For a prime $p$ coprime with $10$ Fermat's theorem guarantees the existence of an integer $c$ such that $10^{p-1}-1=cp$. Hence, supposing the period is even, say, $2t$, one has:

$$\frac{r}{p}=\frac{rc}{10^{2t}-1}$$

Assume wlog that $r < p$. The right hand side is the sum of a geometric series showing that, expressed in base $10$, the period is exactly $rc$. Let $M$ and $N$ be the two halves of the block of digits.
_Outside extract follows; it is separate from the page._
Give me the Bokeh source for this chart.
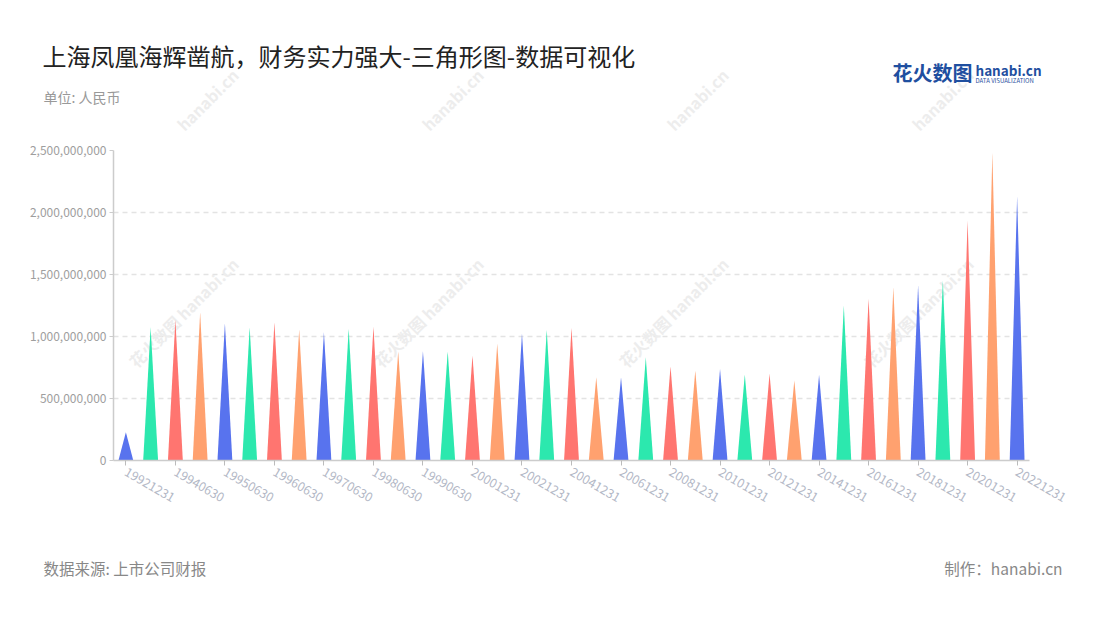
import math
from bokeh.plotting import figure
from bokeh.layouts import column
from bokeh.models import (ColumnDataSource, Range1d, FixedTicker, NumeralTickFormatter, Label)
from bokeh.embed import file_html
from bokeh.resources import INLINE

# ---------------- data ----------------
dates = ["19921231", "19931231", "19940630", "19941231", "19950630", "19951231",
         "19960630", "19961231", "19970630", "19971231", "19980630", "19981231",
         "19990630", "19991231", "20001231", "20011231", "20021231", "20031231",
         "20041231", "20051231", "20061231", "20071231", "20081231", "20091231",
         "20101231", "20111231", "20121231", "20131231", "20141231", "20151231",
         "20161231", "20171231", "20181231", "20191231", "20201231", "20211231",
         "20221231"]
values = [228e6, 1075e6, 1135e6, 1196e6, 1107e6, 1075e6,
          1115e6, 1056e6, 1035e6, 1062e6, 1081e6, 879e6,
          881e6, 881e6, 847e6, 946e6, 1027e6, 1054e6,
          1070e6, 672e6, 672e6, 833e6, 758e6, 726e6,
          737e6, 694e6, 699e6, 645e6, 691e6, 1250e6,
          1304e6, 1398e6, 1411e6, 1452e6, 1935e6, 2486e6,
          2129e6]
palette = ["#5873EE", "#2CE8AE", "#FF7570", "#FFA16F"]
y_ticks = [0, 500e6, 1000e6, 1500e6, 2000e6, 2500e6]

title_text = "上海凤凰海辉凿航，财务实力强大-三角形图-数据可视化"
unit_text = "单位: 人民币"
source_text = "数据来源: 上市公司财报"
maker_text = "制作：hanabi.cn"
watermark_text = "花火数图 hanabi.cn"

FONT = "Noto Sans CJK SC"
W = 1084
HEAD_H, MAIN_H, FOOT_H = 136, 404, 60
FRAME_L, FRAME_R, FRAME_T, FRAME_B = 113, 1029, 150, 460   # page coords of plot frame
WM_X = [183, 428, 673, 918]
WM_COLOR = "#ededed"
A45 = math.pi / 4


def blank_fig(h):
    f = figure(width=W, height=h, x_range=Range1d(0, W), y_range=Range1d(0, h),
               x_axis_type=None, y_axis_type=None,
               output_backend="svg", toolbar_location=None, frame_align=False,
               min_border=0, min_border_left=0, min_border_right=0,
               min_border_top=0, min_border_bottom=0)
    f.grid.visible = False
    f.outline_line_color = None
    f.background_fill_color = "white"
    f.border_fill_color = "white"
    return f


def add_label(f, text, x, y, size, color, align="left", style="normal",
              units="data", angle=0.0, level="annotation"):
    f.add_layout(Label(x=x, y=y, x_units=units, y_units=units, text=text,
                       text_align=align, text_baseline="middle", angle=angle,
                       text_font=FONT, text_font_size=size, text_color=color,
                       text_font_style=style, level=level))


# ---------------- header ----------------
head = blank_fig(HEAD_H)
# upper-right halves of the first watermark row (the rest hides behind the axis margin)
for wx in WM_X:
    add_label(head, "hanabi.cn", wx + 24, HEAD_H - 99, "16px", WM_COLOR,
              align="center", style="bold", angle=A45, level="underlay")
add_label(head, title_text, 42, HEAD_H - 55, "24px", "#222222")
add_label(head, unit_text, 43, HEAD_H - 96, "14px", "#999999")
add_label(head, "花火数图", 892, HEAD_H - 72, "20px", "#1f4fa0", style="bold")
add_label(head, "hanabi.cn", 975, HEAD_H - 69, "13.5px", "#1f4fa0", style="bold")
add_label(head, "DATA VISUALIZATION", 975, HEAD_H - 80, "6px", "#1f4fa0")

# ---------------- main chart ----------------
half = 0.3
xs, ys, cols = [], [], []
for i, v in enumerate(values):
    xs.append([i - half, i, i + half])
    ys.append([0, v, 0])
    cols.append(palette[i % len(palette)])
src = ColumnDataSource(dict(xs=xs, ys=ys, color=cols))

n = len(values)
main_top = HEAD_H
p = figure(width=W, height=MAIN_H,
           x_range=Range1d(-0.5, n - 0.5), y_range=Range1d(0, y_ticks[-1]),
           output_backend="svg", toolbar_location=None, frame_align=False,
           min_border_left=FRAME_L, min_border_right=W - FRAME_R,
           min_border_top=FRAME_T - main_top,
           min_border_bottom=main_top + MAIN_H - FRAME_B)
p.outline_line_color = None
p.background_fill_color = "white"
p.border_fill_color = "white"

# second watermark row, fully inside the frame (screen units from frame bottom-left)
for wx in WM_X:
    add_label(p, watermark_text, wx - FRAME_L, FRAME_B - 312, "16px", WM_COLOR,
              align="center", style="bold", units="screen", angle=A45, level="underlay")

p.patches("xs", "ys", source=src, fill_color="color", line_color=None)

p.xgrid.visible = False
p.ygrid.grid_line_color = "#e3e3e3"
p.ygrid.grid_line_dash = "5 4"
p.ygrid.grid_line_width = 1.5
p.ygrid.ticker = FixedTicker(ticks=y_ticks)

xa = p.xaxis[0]
xa.ticker = FixedTicker(ticks=list(range(0, n, 2)))
xa.major_label_overrides = {i: dates[i] for i in range(0, n, 2)}
xa.major_label_orientation = -math.pi / 6
xa.major_label_text_font = FONT
xa.major_label_text_font_size = "12.5px"
xa.major_label_text_color = "#b3b8c6"
xa.major_label_standoff = 5
xa.axis_line_color = "#cccccc"
xa.axis_line_width = 1.5
xa.major_tick_line_color = "#bbbbbb"
xa.major_tick_out = 5
xa.major_tick_in = 0
xa.minor_tick_line_color = None

ya = p.yaxis[0]
ya.ticker = FixedTicker(ticks=y_ticks)
ya.formatter = NumeralTickFormatter(format="0,0")
ya.major_label_text_font = FONT
ya.major_label_text_font_size = "12px"
ya.major_label_text_color = "#9e9e9e"
ya.major_label_standoff = 3
ya.axis_line_color = "#cccccc"
ya.axis_line_width = 1.5
ya.major_tick_line_color = "#cccccc"
ya.major_tick_out = 4
ya.major_tick_in = 0
ya.minor_tick_line_color = None

# ---------------- footer ----------------
foot_top = HEAD_H + MAIN_H
foot = blank_fig(FOOT_H)
add_label(foot, source_text, 43, foot_top + FOOT_H - 567, "15.5px", "#888888")
add_label(foot, maker_text, 1062, foot_top + FOOT_H - 567, "15.5px", "#888888", align="right")

layout = column(head, p, foot, spacing=0)
open("out.html", "w").write(file_html(layout, INLINE))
It is enough to prove that $M+N=10^t-1$, since then the sum of the digits of the period (which is precisely $M+N$) will be exactly $9t$ (as $10^t-1$ consists of $t$ nines in base $10$). Now, we had $(10^{t}-1)(10^{t}+1)=cp$, and it is easy to see that $p$ does not divide $10^{t}-1$ (otherwise, the number of digits in the period cannot be $2t$, since it is always the smallest integer $k$ such that $p$ divides $10^k-1$). Hence, $p$ divides $10^k+1$. The equation displayed above now implies:

$$\frac{r}{p}=\frac{M.10^t+N}{(10^{t}-1)(10^{t}+1)}$$

and so:

$$\frac{r(10^{t}+1)}{p}=M+\frac{M+N}{10^t-1}$$

while $M, N \leq 10^t-1$. Since the left hand side is an integer, so is the fraction on the right hand side, and the previous inequalities proves that $M+N$ is at most $2(10^t-1)$, so the integer in question is $1$ or $2$. But it cannot be $2$, since otherwise the period would consists only of nines, which is absurd. That finishes the proof.

The same idea of the proof can be adapted to show a similar statement for a general base $b$, in which case one just has to choose a prime $p$ coprime with $b$ to be able to use Fermat's theorem.